Write out each record again exactly as it stands.

━━━ TASK MATERIAL ━━━

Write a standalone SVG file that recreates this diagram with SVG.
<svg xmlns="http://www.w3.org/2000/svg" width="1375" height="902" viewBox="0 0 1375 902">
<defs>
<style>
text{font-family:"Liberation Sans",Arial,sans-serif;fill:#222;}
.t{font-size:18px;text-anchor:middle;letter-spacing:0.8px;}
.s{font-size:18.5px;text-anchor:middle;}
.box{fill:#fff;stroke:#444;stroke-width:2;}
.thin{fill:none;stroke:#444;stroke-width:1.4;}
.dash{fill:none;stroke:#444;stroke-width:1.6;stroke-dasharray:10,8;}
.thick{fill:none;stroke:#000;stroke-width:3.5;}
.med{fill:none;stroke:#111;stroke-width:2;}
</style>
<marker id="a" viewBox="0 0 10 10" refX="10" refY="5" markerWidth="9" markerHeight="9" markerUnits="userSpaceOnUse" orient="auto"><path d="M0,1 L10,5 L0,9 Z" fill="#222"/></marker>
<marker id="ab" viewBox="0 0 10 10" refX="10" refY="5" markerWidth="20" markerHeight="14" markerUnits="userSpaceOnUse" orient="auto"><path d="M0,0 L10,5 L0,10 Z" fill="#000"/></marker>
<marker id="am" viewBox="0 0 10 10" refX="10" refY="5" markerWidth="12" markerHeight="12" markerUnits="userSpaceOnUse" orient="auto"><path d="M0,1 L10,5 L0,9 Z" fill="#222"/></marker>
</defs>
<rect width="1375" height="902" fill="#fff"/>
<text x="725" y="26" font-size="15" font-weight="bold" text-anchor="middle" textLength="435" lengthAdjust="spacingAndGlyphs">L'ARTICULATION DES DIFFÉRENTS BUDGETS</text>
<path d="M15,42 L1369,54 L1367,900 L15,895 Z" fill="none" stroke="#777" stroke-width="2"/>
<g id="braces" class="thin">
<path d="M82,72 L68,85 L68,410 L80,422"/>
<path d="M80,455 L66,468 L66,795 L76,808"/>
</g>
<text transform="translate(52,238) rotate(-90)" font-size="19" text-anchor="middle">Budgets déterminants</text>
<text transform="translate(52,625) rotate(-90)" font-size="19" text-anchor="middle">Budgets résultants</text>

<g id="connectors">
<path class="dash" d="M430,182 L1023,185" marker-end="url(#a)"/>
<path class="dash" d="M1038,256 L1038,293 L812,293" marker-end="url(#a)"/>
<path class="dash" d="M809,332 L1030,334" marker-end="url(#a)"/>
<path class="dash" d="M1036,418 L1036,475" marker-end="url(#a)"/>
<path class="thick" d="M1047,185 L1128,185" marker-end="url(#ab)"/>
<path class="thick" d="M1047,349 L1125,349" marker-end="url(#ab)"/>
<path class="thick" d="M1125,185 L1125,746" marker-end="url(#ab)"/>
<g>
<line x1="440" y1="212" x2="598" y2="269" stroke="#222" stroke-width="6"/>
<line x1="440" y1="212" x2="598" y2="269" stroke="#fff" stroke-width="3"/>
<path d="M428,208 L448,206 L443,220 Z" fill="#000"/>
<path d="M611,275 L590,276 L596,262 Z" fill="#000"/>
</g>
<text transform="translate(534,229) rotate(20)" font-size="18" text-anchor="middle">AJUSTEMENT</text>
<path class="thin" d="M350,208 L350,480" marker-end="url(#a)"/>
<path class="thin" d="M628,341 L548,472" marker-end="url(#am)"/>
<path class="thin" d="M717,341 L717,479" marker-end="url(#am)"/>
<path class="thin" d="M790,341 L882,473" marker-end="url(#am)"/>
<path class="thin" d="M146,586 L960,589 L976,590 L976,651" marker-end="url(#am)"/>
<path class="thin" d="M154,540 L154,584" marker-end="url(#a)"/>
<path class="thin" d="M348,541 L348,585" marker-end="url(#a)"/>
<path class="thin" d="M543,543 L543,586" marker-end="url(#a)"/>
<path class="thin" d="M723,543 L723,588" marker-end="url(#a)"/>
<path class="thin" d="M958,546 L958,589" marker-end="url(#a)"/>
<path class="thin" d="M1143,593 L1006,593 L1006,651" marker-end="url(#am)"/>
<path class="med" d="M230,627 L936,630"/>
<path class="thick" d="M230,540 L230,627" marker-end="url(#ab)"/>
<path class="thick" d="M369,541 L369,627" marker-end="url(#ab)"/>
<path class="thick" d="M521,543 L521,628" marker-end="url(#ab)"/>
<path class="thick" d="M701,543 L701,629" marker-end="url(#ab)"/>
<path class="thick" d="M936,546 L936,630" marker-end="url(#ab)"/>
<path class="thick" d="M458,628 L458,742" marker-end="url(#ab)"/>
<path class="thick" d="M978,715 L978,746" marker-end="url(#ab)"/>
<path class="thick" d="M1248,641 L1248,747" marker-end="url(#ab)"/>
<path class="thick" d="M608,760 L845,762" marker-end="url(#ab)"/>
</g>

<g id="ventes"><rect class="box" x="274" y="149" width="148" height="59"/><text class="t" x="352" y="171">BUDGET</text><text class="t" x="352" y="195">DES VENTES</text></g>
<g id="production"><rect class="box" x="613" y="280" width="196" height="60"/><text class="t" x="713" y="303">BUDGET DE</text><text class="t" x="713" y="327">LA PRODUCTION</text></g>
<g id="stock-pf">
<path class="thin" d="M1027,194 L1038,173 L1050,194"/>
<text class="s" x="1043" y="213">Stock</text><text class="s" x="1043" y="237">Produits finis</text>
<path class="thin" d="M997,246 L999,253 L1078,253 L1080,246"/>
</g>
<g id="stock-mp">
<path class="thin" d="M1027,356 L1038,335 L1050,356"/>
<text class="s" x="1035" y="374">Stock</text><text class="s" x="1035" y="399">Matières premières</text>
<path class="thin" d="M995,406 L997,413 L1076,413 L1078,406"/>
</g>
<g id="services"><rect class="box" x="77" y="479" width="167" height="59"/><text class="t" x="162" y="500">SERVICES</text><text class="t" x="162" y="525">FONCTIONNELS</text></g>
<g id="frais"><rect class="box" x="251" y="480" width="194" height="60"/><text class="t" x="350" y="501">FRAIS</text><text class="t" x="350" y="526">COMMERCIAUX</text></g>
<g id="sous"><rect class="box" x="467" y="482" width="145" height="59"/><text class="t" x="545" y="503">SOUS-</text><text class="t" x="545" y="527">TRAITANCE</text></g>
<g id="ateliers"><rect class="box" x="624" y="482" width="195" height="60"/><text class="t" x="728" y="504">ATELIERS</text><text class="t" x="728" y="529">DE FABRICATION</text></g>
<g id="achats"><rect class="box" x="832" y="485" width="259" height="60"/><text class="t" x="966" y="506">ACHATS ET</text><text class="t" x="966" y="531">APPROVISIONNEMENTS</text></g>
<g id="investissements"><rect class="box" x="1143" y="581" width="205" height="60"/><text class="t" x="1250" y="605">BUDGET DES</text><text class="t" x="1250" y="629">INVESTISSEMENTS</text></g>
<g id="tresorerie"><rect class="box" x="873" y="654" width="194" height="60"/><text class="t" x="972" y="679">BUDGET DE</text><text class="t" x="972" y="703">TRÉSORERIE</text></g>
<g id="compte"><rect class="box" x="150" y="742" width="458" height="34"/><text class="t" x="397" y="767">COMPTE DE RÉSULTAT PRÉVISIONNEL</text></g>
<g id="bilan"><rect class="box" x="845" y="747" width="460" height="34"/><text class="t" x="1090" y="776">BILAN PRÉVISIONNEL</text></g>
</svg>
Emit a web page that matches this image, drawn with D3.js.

━━━

[ANSWER FOR THE TASK]:
Write a standalone SVG file that recreates this diagram with SVG.
<svg xmlns="http://www.w3.org/2000/svg" width="1375" height="902" viewBox="0 0 1375 902">
<defs>
<style>
text{font-family:"Liberation Sans",Arial,sans-serif;fill:#222;}
.t{font-size:18px;text-anchor:middle;letter-spacing:0.8px;}
.s{font-size:18.5px;text-anchor:middle;}
.box{fill:#fff;stroke:#444;stroke-width:2;}
.thin{fill:none;stroke:#444;stroke-width:1.4;}
.dash{fill:none;stroke:#444;stroke-width:1.6;stroke-dasharray:10,8;}
.thick{fill:none;stroke:#000;stroke-width:3.5;}
.med{fill:none;stroke:#111;stroke-width:2;}
</style>
<marker id="a" viewBox="0 0 10 10" refX="10" refY="5" markerWidth="9" markerHeight="9" markerUnits="userSpaceOnUse" orient="auto"><path d="M0,1 L10,5 L0,9 Z" fill="#222"/></marker>
<marker id="ab" viewBox="0 0 10 10" refX="10" refY="5" markerWidth="20" markerHeight="14" markerUnits="userSpaceOnUse" orient="auto"><path d="M0,0 L10,5 L0,10 Z" fill="#000"/></marker>
<marker id="am" viewBox="0 0 10 10" refX="10" refY="5" markerWidth="12" markerHeight="12" markerUnits="userSpaceOnUse" orient="auto"><path d="M0,1 L10,5 L0,9 Z" fill="#222"/></marker>
</defs>
<rect width="1375" height="902" fill="#fff"/>
<text x="725" y="26" font-size="15" font-weight="bold" text-anchor="middle" textLength="435" lengthAdjust="spacingAndGlyphs">L'ARTICULATION DES DIFFÉRENTS BUDGETS</text>
<path d="M15,42 L1369,54 L1367,900 L15,895 Z" fill="none" stroke="#777" stroke-width="2"/>
<g id="braces" class="thin">
<path d="M82,72 L68,85 L68,410 L80,422"/>
<path d="M80,455 L66,468 L66,795 L76,808"/>
</g>
<text transform="translate(52,238) rotate(-90)" font-size="19" text-anchor="middle">Budgets déterminants</text>
<text transform="translate(52,625) rotate(-90)" font-size="19" text-anchor="middle">Budgets résultants</text>

<g id="connectors">
<path class="dash" d="M430,182 L1023,185" marker-end="url(#a)"/>
<path class="dash" d="M1038,256 L1038,293 L812,293" marker-end="url(#a)"/>
<path class="dash" d="M809,332 L1030,334" marker-end="url(#a)"/>
<path class="dash" d="M1036,418 L1036,475" marker-end="url(#a)"/>
<path class="thick" d="M1047,185 L1128,185" marker-end="url(#ab)"/>
<path class="thick" d="M1047,349 L1125,349" marker-end="url(#ab)"/>
<path class="thick" d="M1125,185 L1125,746" marker-end="url(#ab)"/>
<g>
<line x1="440" y1="212" x2="598" y2="269" stroke="#222" stroke-width="6"/>
<line x1="440" y1="212" x2="598" y2="269" stroke="#fff" stroke-width="3"/>
<path d="M428,208 L448,206 L443,220 Z" fill="#000"/>
<path d="M611,275 L590,276 L596,262 Z" fill="#000"/>
</g>
<text transform="translate(534,229) rotate(20)" font-size="18" text-anchor="middle">AJUSTEMENT</text>
<path class="thin" d="M350,208 L350,480" marker-end="url(#a)"/>
<path class="thin" d="M628,341 L548,472" marker-end="url(#am)"/>
<path class="thin" d="M717,341 L717,479" marker-end="url(#am)"/>
<path class="thin" d="M790,341 L882,473" marker-end="url(#am)"/>
<path class="thin" d="M146,586 L960,589 L976,590 L976,651" marker-end="url(#am)"/>
<path class="thin" d="M154,540 L154,584" marker-end="url(#a)"/>
<path class="thin" d="M348,541 L348,585" marker-end="url(#a)"/>
<path class="thin" d="M543,543 L543,586" marker-end="url(#a)"/>
<path class="thin" d="M723,543 L723,588" marker-end="url(#a)"/>
<path class="thin" d="M958,546 L958,589" marker-end="url(#a)"/>
<path class="thin" d="M1143,593 L1006,593 L1006,651" marker-end="url(#am)"/>
<path class="med" d="M230,627 L936,630"/>
<path class="thick" d="M230,540 L230,627" marker-end="url(#ab)"/>
<path class="thick" d="M369,541 L369,627" marker-end="url(#ab)"/>
<path class="thick" d="M521,543 L521,628" marker-end="url(#ab)"/>
<path class="thick" d="M701,543 L701,629" marker-end="url(#ab)"/>
<path class="thick" d="M936,546 L936,630" marker-end="url(#ab)"/>
<path class="thick" d="M458,628 L458,742" marker-end="url(#ab)"/>
<path class="thick" d="M978,715 L978,746" marker-end="url(#ab)"/>
<path class="thick" d="M1248,641 L1248,747" marker-end="url(#ab)"/>
<path class="thick" d="M608,760 L845,762" marker-end="url(#ab)"/>
</g>

<g id="ventes"><rect class="box" x="274" y="149" width="148" height="59"/><text class="t" x="352" y="171">BUDGET</text><text class="t" x="352" y="195">DES VENTES</text></g>
<g id="production"><rect class="box" x="613" y="280" width="196" height="60"/><text class="t" x="713" y="303">BUDGET DE</text><text class="t" x="713" y="327">LA PRODUCTION</text></g>
<g id="stock-pf">
<path class="thin" d="M1027,194 L1038,173 L1050,194"/>
<text class="s" x="1043" y="213">Stock</text><text class="s" x="1043" y="237">Produits finis</text>
<path class="thin" d="M997,246 L999,253 L1078,253 L1080,246"/>
</g>
<g id="stock-mp">
<path class="thin" d="M1027,356 L1038,335 L1050,356"/>
<text class="s" x="1035" y="374">Stock</text><text class="s" x="1035" y="399">Matières premières</text>
<path class="thin" d="M995,406 L997,413 L1076,413 L1078,406"/>
</g>
<g id="services"><rect class="box" x="77" y="479" width="167" height="59"/><text class="t" x="162" y="500">SERVICES</text><text class="t" x="162" y="525">FONCTIONNELS</text></g>
<g id="frais"><rect class="box" x="251" y="480" width="194" height="60"/><text class="t" x="350" y="501">FRAIS</text><text class="t" x="350" y="526">COMMERCIAUX</text></g>
<g id="sous"><rect class="box" x="467" y="482" width="145" height="59"/><text class="t" x="545" y="503">SOUS-</text><text class="t" x="545" y="527">TRAITANCE</text></g>
<g id="ateliers"><rect class="box" x="624" y="482" width="195" height="60"/><text class="t" x="728" y="504">ATELIERS</text><text class="t" x="728" y="529">DE FABRICATION</text></g>
<g id="achats"><rect class="box" x="832" y="485" width="259" height="60"/><text class="t" x="966" y="506">ACHATS ET</text><text class="t" x="966" y="531">APPROVISIONNEMENTS</text></g>
<g id="investissements"><rect class="box" x="1143" y="581" width="205" height="60"/><text class="t" x="1250" y="605">BUDGET DES</text><text class="t" x="1250" y="629">INVESTISSEMENTS</text></g>
<g id="tresorerie"><rect class="box" x="873" y="654" width="194" height="60"/><text class="t" x="972" y="679">BUDGET DE</text><text class="t" x="972" y="703">TRÉSORERIE</text></g>
<g id="compte"><rect class="box" x="150" y="742" width="458" height="34"/><text class="t" x="397" y="767">COMPTE DE RÉSULTAT PRÉVISIONNEL</text></g>
<g id="bilan"><rect class="box" x="845" y="747" width="460" height="34"/><text class="t" x="1090" y="776">BILAN PRÉVISIONNEL</text></g>
</svg>
Emit a web page that matches this image, drawn with D3.js.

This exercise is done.